Hoje consumo mais vinho branco e espumantes – de que sou grande apreciador – do que vinho tinto. Há uns anos gostava daqueles vinhos tintos pesados, com álcool, muita fruta e madeira, mas agora prefiro-os mais elegantes. Mas não estou ao nível dos muito ligeiros em aroma e em cor: ainda não estou aí.
Bebe-os na sua casa, mas fora de Lisboa…
No final do mandato no IVV ainda passei, pouco tempo, por Lisboa e depois vim para onde estou agora, em Alcochete. Continuo sem muita vontade de viver na capital. Fiquei encantado com a vila de Alcochete onde estou há quase seis anos e gosto muito de lá viver.
Tem tempo para hobbies?
Tenho pouco tempo porque a minha vida profissional tem sido sempre muito ativa. Mas aquilo que desenvolvi, sobretudo de 2018 para cá, foi o gosto pela cozinha. Gosto muito de cozinhar por isso tenho-me dedicado a aprender e a cozinhar para amigos. É o meu grande hobby. Adormeço quase todos os dias a ver canais de culinária que é aquilo que me ajuda a descontrair. E também compro livros e ensaio receitas.
Há um tipo de gastronomia que goste mais?
Tenho um gosto caro. Gosto muito de restaurantes de alta cozinha, fine dining, que não posso ir tantas vezes quando gostava. Digamos que a minha cozinha espelha este meu gosto. Não é a cozinha de tacho, é uma cozinha muito mais elaborada, sempre empratada, é onde me revejo e onde me divirto a cozinhar. Estou muito longe daquilo que gostava de ser e que vejo nos restaurantes.
Algum chefe que seja uma referência para si?
Há vários. O José Avillez está num lugar cimeiro, aquele com que me identifico mais. Mas há vários como o João Rodrigues ou o Juan Antonio Pérez em Cáceres, no Átrio, que tem um estilo de cozinha que gosto e admiro. Um guru e um exemplo para todos, o Ferran Adriá de quem tenho vários livros.
Aproveita para conhecer restaurantes quando viaja?
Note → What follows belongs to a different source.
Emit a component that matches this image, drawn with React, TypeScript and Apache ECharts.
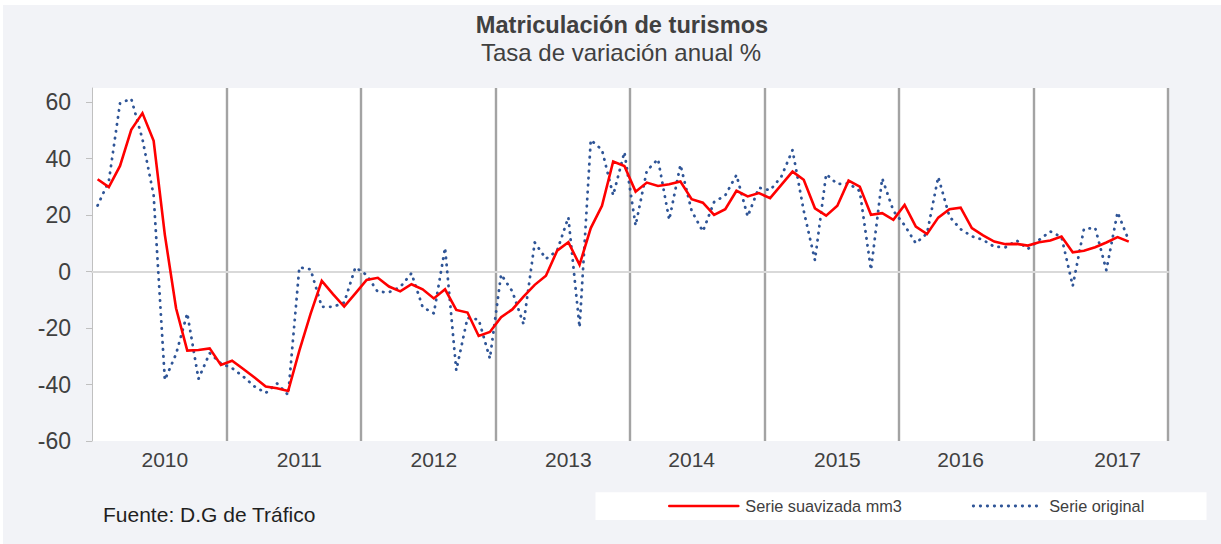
import React, { useEffect, useRef } from "react";
import * as echarts from "echarts";

// ---- DATA ----
const years = ["2010", "2011", "2012", "2013", "2014", "2015", "2016", "2017"];
const monthCodes = ["01", "02", "03", "04", "05", "06", "07", "08", "09", "10", "11", "12"];
const categories = years.flatMap((y) => monthCodes.map((m) => `${y}-${m}`));
// category index (month) where each year label is printed
const yearLabelIndex = [6, 18, 30, 42, 53, 66, 77, 91];
const yTicks = [-60, -40, -20, 0, 20, 40, 60];

const serieOriginal = [
  23.4, 32, 59.6, 61.2, 46.9, 27, -38.4, -29.2, -14.8, -38, -28.9, -32.5,
  -34.2, -37.2, -40.7, -43, -39.6, -43.7, 1.5, 0.8, -12.5, -12.5, -11, 1.5,
  -1.2, -7.2, -7.3, -5.5, -0.6, -12.6, -14.8, 8.4, -35, -16.4, -17, -30.8,
  -1, -7, -18.6, 10.3, 4.5, 7.4, 19.2, -19.8, 46.6, 43.1, 27, 42.3,
  16.3, 35.7, 39.8, 18.3, 37.8, 21.5, 14.2, 24.6, 27, 34.2, 19.5, 29.7,
  28.8, 33.6, 43, 21.5, 4, 34.5, 31, 31.2, 28.5, 0.6, 33, 21.5,
  16.4, 10, 13.5, 33.5, 19.5, 15, 12.5, 11.2, 8.8, 8.6, 11, 8,
  11.2, 14.2, 12.2, -5.1, 15.1, 15.5, 0.5, 21, 11,
];

const serieSuavizada = [
  32.7, 29.9, 37.4, 50.2, 56.1, 46.3, 13, -13, -28, -27.8, -27.2, -33.1,
  -31.6, -34.5, -37.5, -40.7, -41.3, -42.3, -28, -15, -3.3, -8, -12.4, -7.7,
  -2.95, -2.2, -5.3, -7, -4.5, -6.3, -9.5, -6.3, -13.6, -14.5, -22.8, -21.4,
  -16.2, -13.4, -8.9, -4.7, -1.5, 7.4, 10.4, 2.4, 15.4, 23.3, 39, 37.4,
  28.3, 31.5, 30.3, 30.9, 31.9, 25.6, 24.4, 20.1, 22.1, 28.6, 26.6, 27.8,
  26, 30.7, 35.4, 32.5, 22.4, 19.8, 23.3, 32.2, 30.1, 20.1, 20.7, 18.3,
  23.6, 15.9, 13.3, 19.1, 22.1, 22.6, 15.4, 12.8, 10.6, 9.7, 9.8, 9.2,
  10.4, 11, 12.4, 6.8, 7.4, 8.6, 10.3, 12.2, 10.6,
];

const FONT = "'Liberation Sans', Arial, Helvetica, sans-serif";

export default function App() {
  const ref = useRef<HTMLDivElement>(null);

  useEffect(() => {
    document.body.style.margin = "0";
    if (!ref.current) return;
    const chart = echarts.init(ref.current, undefined, { renderer: "svg" });
    chart.setOption({
      animation: false,
      backgroundColor: "#f2f3f7",
      textStyle: { fontFamily: FONT },
      grid: {
        left: 89,
        top: 83,
        width: 1076,
        height: 353,
        show: true,
        backgroundColor: "#ffffff",
        borderWidth: 0,
        containLabel: false,
      },
      graphic: [
        {
          type: "text",
          x: 619,
          y: 20,
          style: {
            text: "Matriculación de turismos",
            fontFamily: FONT,
            fontSize: 23.6,
            fontWeight: "bold",
            fill: "#404040",
            align: "center",
            verticalAlign: "middle",
          },
        },
        {
          type: "text",
          x: 618,
          y: 47,
          style: {
            text: "Tasa de variación anual %",
            fontFamily: FONT,
            fontSize: 24,
            fill: "#404040",
            align: "center",
            verticalAlign: "middle",
          },
        },
        {
          type: "text",
          x: 100,
          y: 509,
          style: {
            text: "Fuente: D.G de Tráfico",
            fontFamily: FONT,
            fontSize: 21,
            fill: "#1f1f1f",
            align: "left",
            verticalAlign: "middle",
          },
        },
        {
          type: "rect",
          z: 0,
          shape: { x: 592.5, y: 487.3, width: 611, height: 27.7 },
          style: { fill: "#ffffff" },
        },
      ],
      legend: {
        left: 665,
        top: 493,
        itemWidth: 69,
        itemHeight: 16,
        itemGap: 70,
        padding: 0,
        data: ["Serie suavizada mm3", "Serie original"],
        textStyle: { fontFamily: FONT, fontSize: 16.3, color: "#404040", padding: [0, 0, 0, 2] },
        lineStyle: { width: "inherit", type: "inherit", cap: "round" },
        itemStyle: { opacity: 0 },
      },
      xAxis: [
        {
          type: "category",
          data: categories,
          boundaryGap: true,
          position: "bottom",
          axisLine: { show: false, onZero: false },
          axisTick: { show: false },
          axisLabel: {
            interval: (index: number) => yearLabelIndex.includes(index),
            formatter: (v: string) => v.slice(0, 4),
            fontFamily: FONT,
            fontSize: 21,
            lineHeight: 21,
            color: "#404040",
            margin: 8,
          },
          splitLine: {
            show: true,
            interval: (index: number) => index > 0 && index % 12 === 0,
            lineStyle: { color: "#a3a3a3", width: 2.4 },
          },
        },
        {
          type: "category",
          data: categories,
          boundaryGap: true,
          position: "top",
          axisLine: { show: true, onZero: true, lineStyle: { color: "#d9d9d9", width: 2 } },
          axisTick: { show: false },
          axisLabel: { show: false },
          splitLine: { show: false },
        },
      ],
      yAxis: {
        type: "value",
        min: -60,
        max: 65,
        interval: 20,
        axisLine: { show: true, lineStyle: { color: "#c0c0c0", width: 1 } },
        axisTick: {
          show: true,
          length: 6,
          customValues: yTicks,
          lineStyle: { color: "#c0c0c0", width: 1 },
        },
        axisLabel: {
          customValues: yTicks,
          fontFamily: FONT,
          fontSize: 23,
          color: "#404040",
          margin: 21,
        },
        splitLine: { show: false },
      },
      series: [
        {
          name: "Serie original",
          type: "line",
          data: serieOriginal,
          symbol: "none",
          z: 2,
          lineStyle: {
            color: "#2f5597",
            width: 2.8,
            type: [0.4, 6.6],
            cap: "round",
            join: "round",
          },
          itemStyle: { color: "#2f5597" },
        },
        {
          name: "Serie suavizada mm3",
          type: "line",
          data: serieSuavizada,
          symbol: "none",
          z: 3,
          lineStyle: { color: "#ff0000", width: 2.6, join: "miter" },
          itemStyle: { color: "#ff0000" },
        },
      ],
    });
    return () => chart.dispose();
  }, []);

  return (
    <div style={{ position: "relative", width: 1221, height: 544, background: "#ffffff", overflow: "hidden" }}>
      <div ref={ref} style={{ position: "absolute", left: 3, top: 5, width: 1218, height: 539 }} />
    </div>
  );
}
Viajo muito a acompanhar as ações de promoção, mas normalmente estas viagens estão com o tempo contado e quando estou nesses países tenho sempre almoços e jantares marcados com jornalistas, líderes de opinião ou agências. Reservo-os para as minhas férias e, entre Portugal e Espanha, aos fins de semana. Às vezes estou em Alcochete e reservo um restaurante no Algarve, janto e venho dormir a casa.